Seeing the images of Wong’s project were exciting to me – here was a very simple, clear, and direct way to utilize the functional aspects of plants in a place where they can have an immediate impact. Most office buildings are “tight”, meaning they were built to minimize the infiltration of outside air to reduce the cost of heating and cooling. As a result, every bit of air in these energy efficient building is recirculated – including the dangerous volatile compounds off-gassed from carpets, office equipment, and chemical cleaning products. There is no way for anyone to stroll over and open a window to let in a breeze – the workers have to sit and suffer the assault of molds, formaldehyde and all matter of noxious ickiness.

Wong’s project sites small plant growing units within an office cubicle. He uses plants that have been tested and proven to help clear the air of chemical compounds, then he directs the air flow to where it is most needed. There are shelving units with grow lights mounted, and here you’ll find lettuces, herbs, and even strawberries. The worker in the “sick” building can grow their own healthy, organic snacks to avoid the dangerous pull of the candy machine.

munch munch munch

The containers where the plants grow are pleasantly hand made out of see through materials. All of the layers of drainage, the soil, and roots are visible. One planter is a closed box – a system which gathers the fresh oxygen released from a boston fern and emits it to the spot where the worker is seated at his/her workstation via a silver ventilation tube with a small fan attached.
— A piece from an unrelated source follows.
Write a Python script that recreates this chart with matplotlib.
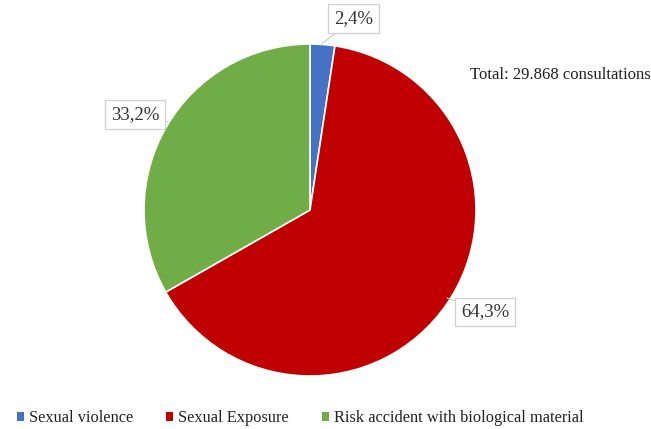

the oxygen machine, for your breathing pleasure

Like I said before, indoor planting is dominated by aesthetics. The straightforward, jerry-rigged way Wong builds his “machines” strips down the idea that plants are used to decorate and deals exclusively with the use value of the living material. It has a no nonsense approach that brings an edge of the post-apocalyptic into play – the grow lights are eerie, the bins and buckets used to plant in seem trash-picked, and the crinkly shine of what looks like recycled aluminum foil lines some of the food containers. Who has time to think of “pretty” when the air in your office building is polluted and the food you buy is suspect as well? The movement towards sustainable living also carries with it a frisson of paranoia, which is nicely in evidence in Space Cube.

strawberries! in an office cubicle!

I revel in the place where art and issues of landscape collide. Artists like Fritz Haeg (Edible Estates, Animal Estates) and the Fallen Fruit collective open up their practices and create an inclusive, democratic place between critical thought and our practical, essential, day-to-day concerns with food and planted spaces. It is great to see another art practice moving forward and taking up these issues in a way that welcomes both art viewer and the lay person to join in.

Today I have a special guest star weighing in on Stephen Wong’s Space Cube – ladies and gentlemen, please give a warm welcome to my husband, art writer Jan Tumlir:
“There’s a relation to Minimalism – to the shelving units of Donald Judd as well as the plexiglass cubes of Larry Bell and others – in particular, I think of Hans Haacke’s Condensation Cube, but here it is given an environmentally functional role rather than one that is hands off phenomenological. This makes sense in the world, and thereby also complicates its sense as art. Bravo!”

YAY ART!
XOXO Your Germinatrix

One Response to “Eating and Breathing Your Art – Gardening Inside the Cub(icle)”

  1. Wow I love this! I use to work in an office building like that and it was very boring and closed in. I love this idea. I work from home now and would love to know more about this so I could set something up in my office. Does he have a site?